From the material below, list every line containing "this".
>>>>>
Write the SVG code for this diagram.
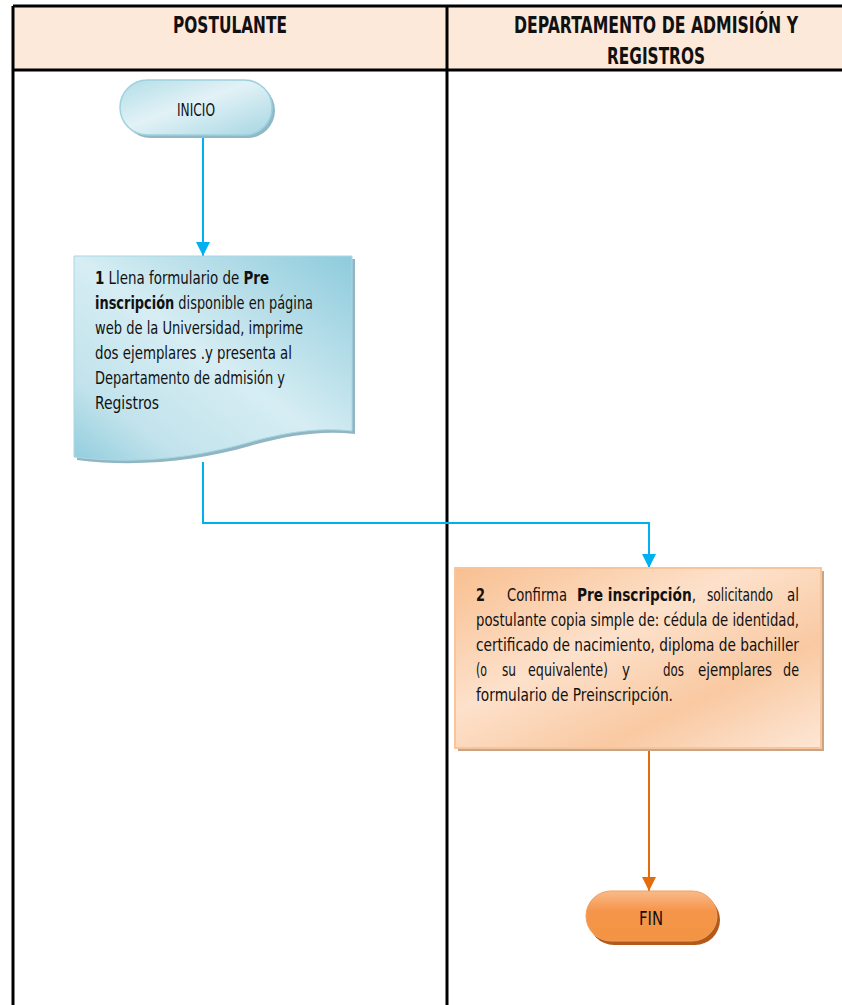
<svg xmlns="http://www.w3.org/2000/svg" width="842" height="1005" viewBox="0 0 842 1005">
<style>
  text{font-family:"Liberation Sans Narrow","DejaVu Sans Condensed","Liberation Sans",sans-serif;fill:#111;}
  .hd{font-size:23px;font-weight:bold;text-anchor:middle;}
  .tx{font-size:18px;}
  .b{font-weight:bold;}
  .grid{stroke:#000;stroke-width:3;fill:none;}
  .cb{stroke:#00b0f0;stroke-width:2;fill:none;}
  .co{stroke:#e46c0a;stroke-width:2;fill:none;}
</style>
<defs>
  <marker id="ab" markerUnits="userSpaceOnUse" markerWidth="16" markerHeight="16" refX="14" refY="7" orient="auto">
    <path d="M0,0 L14,7 L0,14 Z" fill="#00b0f0"/>
  </marker>
  <marker id="ao" markerUnits="userSpaceOnUse" markerWidth="16" markerHeight="16" refX="14" refY="7" orient="auto">
    <path d="M0,0 L14,7 L0,14 Z" fill="#e46c0a"/>
  </marker>
  <linearGradient id="gInicio" x1="0" y1="0" x2="1" y2="1">
    <stop offset="0" stop-color="#b2dde8"/>
    <stop offset="0.45" stop-color="#e2f2f6"/>
    <stop offset="1" stop-color="#a6d6e3"/>
  </linearGradient>
  <linearGradient id="gDoc" x1="1" y1="0" x2="0" y2="1">
    <stop offset="0" stop-color="#8ecbdc"/>
    <stop offset="0.5" stop-color="#d6edf3"/>
    <stop offset="0.8" stop-color="#c2e3ec"/>
    <stop offset="1" stop-color="#92cddd"/>
  </linearGradient>
  <linearGradient id="gBox" x1="0" y1="0" x2="1" y2="1">
    <stop offset="0" stop-color="#f8bf90"/>
    <stop offset="0.4" stop-color="#fde1cb"/>
    <stop offset="0.7" stop-color="#f9c9a2"/>
    <stop offset="1" stop-color="#fde7d6"/>
  </linearGradient>
  <linearGradient id="gFin" x1="0" y1="0" x2="0" y2="1">
    <stop offset="0" stop-color="#f9bb8a"/>
    <stop offset="0.4" stop-color="#f5954a"/>
    <stop offset="1" stop-color="#f39443"/>
  </linearGradient>
</defs>

<g id="lanes">
  <rect x="13" y="6" width="832" height="64" fill="#fde9d9"/>
  <path class="grid" d="M13,6 H845 M13,70 H845 M13,6 V1005 M447,6 V1005"/>
  <text class="hd" x="230" y="33" textLength="114" lengthAdjust="spacingAndGlyphs">POSTULANTE</text>
  <text class="hd" x="656" y="33" textLength="284" lengthAdjust="spacingAndGlyphs">DEPARTAMENTO DE ADMISIÓN Y</text>
  <text class="hd" x="656" y="64" textLength="98" lengthAdjust="spacingAndGlyphs">REGISTROS</text>
</g>

<g id="connectors">
  <path class="cb" d="M203,138 V256" marker-end="url(#ab)"/>
  <path class="cb" d="M203,462 V523 H649 V568" marker-end="url(#ab)"/>
  <path class="co" d="M649,751 V891" marker-end="url(#ao)"/>
</g>

<g id="inicio">
  <rect x="123" y="83" width="152" height="55" rx="27.5" fill="#8fb9c5"/>
  <rect x="120" y="80" width="152" height="55" rx="27.5" fill="url(#gInicio)" stroke="#9fd0de" stroke-width="1.5"/>
  <text class="tx" x="196" y="116" text-anchor="middle" textLength="38" lengthAdjust="spacingAndGlyphs">INICIO</text>
</g>

<g id="paso1">
  <path d="M77,259 H355 V434 C320,430 285,436 250,446 C200,460 140,468 77,460 Z" fill="#8fb6c2"/>
  <path d="M74,256 H352 V431 C317,427 282,433 247,443 C197,457 137,465 74,457 Z" fill="url(#gDoc)" stroke="#a9d7e3" stroke-width="1"/>
  <text class="tx" x="95" y="284" textLength="174" lengthAdjust="spacingAndGlyphs"><tspan class="b">1</tspan> Llena formulario de <tspan class="b">Pre</tspan></text>
  <text class="tx" x="95" y="309" textLength="218" lengthAdjust="spacingAndGlyphs"><tspan class="b">inscripción</tspan> disponible en página</text>
  <text class="tx" x="95" y="334" textLength="208" lengthAdjust="spacingAndGlyphs">web de la Universidad, imprime</text>
  <text class="tx" x="95" y="359" textLength="197" lengthAdjust="spacingAndGlyphs">dos ejemplares .y presenta al</text>
  <text class="tx" x="95" y="384" textLength="190" lengthAdjust="spacingAndGlyphs">Departamento de admisión y</text>
  <text class="tx" x="95" y="409" textLength="64" lengthAdjust="spacingAndGlyphs">Registros</text>
</g>

<g id="paso2">
  <rect x="458" y="571" width="366" height="180" fill="#c9a588"/>
  <rect x="455" y="568" width="366" height="180" fill="url(#gBox)" stroke="#f9c49a" stroke-width="2"/>
  <text class="tx b" x="476" y="601" textLength="9" lengthAdjust="spacingAndGlyphs">2</text>
  <text class="tx" x="507" y="601" textLength="60" lengthAdjust="spacingAndGlyphs">Confirma</text>
  <text class="tx" x="577" y="601" textLength="119" lengthAdjust="spacingAndGlyphs"><tspan class="b">Pre inscripción</tspan>,</text>
  <text class="tx" x="707" y="601" textLength="66" lengthAdjust="spacingAndGlyphs">solicitando</text>
  <text class="tx" x="787" y="601" textLength="12" lengthAdjust="spacingAndGlyphs">al</text>
  <text class="tx" x="476" y="626" textLength="323" lengthAdjust="spacingAndGlyphs">postulante copia simple de: cédula de identidad,</text>
  <text class="tx" x="476" y="651" textLength="323" lengthAdjust="spacingAndGlyphs">certificado de nacimiento, diploma de bachiller</text>
  <text class="tx" x="476" y="676" textLength="11" lengthAdjust="spacingAndGlyphs">(o</text>
  <text class="tx" x="502" y="676" textLength="14" lengthAdjust="spacingAndGlyphs">su</text>
  <text class="tx" x="528" y="676" textLength="80" lengthAdjust="spacingAndGlyphs">equivalente)</text>
  <text class="tx" x="622" y="676" textLength="8" lengthAdjust="spacingAndGlyphs">y</text>
  <text class="tx" x="663" y="676" textLength="21" lengthAdjust="spacingAndGlyphs">dos</text>
  <text class="tx" x="698" y="676" textLength="74" lengthAdjust="spacingAndGlyphs">ejemplares</text>
  <text class="tx" x="783" y="676" textLength="16" lengthAdjust="spacingAndGlyphs">de</text>
  <text class="tx" x="476" y="701" textLength="197" lengthAdjust="spacingAndGlyphs">formulario de Preinscripción.</text>
</g>

<g id="fin">
  <rect x="589" y="895" width="131" height="50" rx="25" fill="#b35a1b"/>
  <rect x="586" y="891" width="131" height="50" rx="25" fill="url(#gFin)" stroke="#f0a060" stroke-width="1"/>
  <text class="tx" x="651" y="925" text-anchor="middle" textLength="24" lengthAdjust="spacingAndGlyphs" style="font-size:19px">FIN</text>
</g>
</svg>
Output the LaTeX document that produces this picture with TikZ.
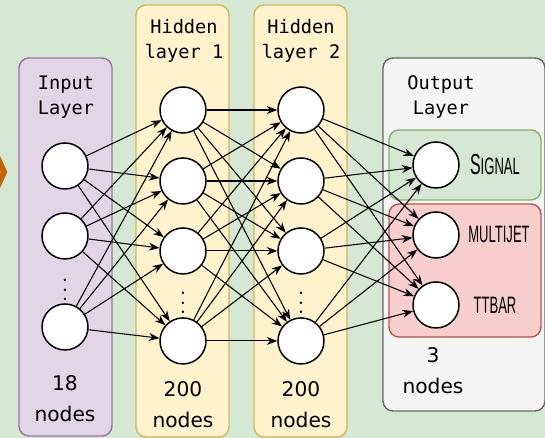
<<<<<
*Correct result*:
Write the SVG code for this diagram.
Output the LaTeX document that produces this picture with TikZ.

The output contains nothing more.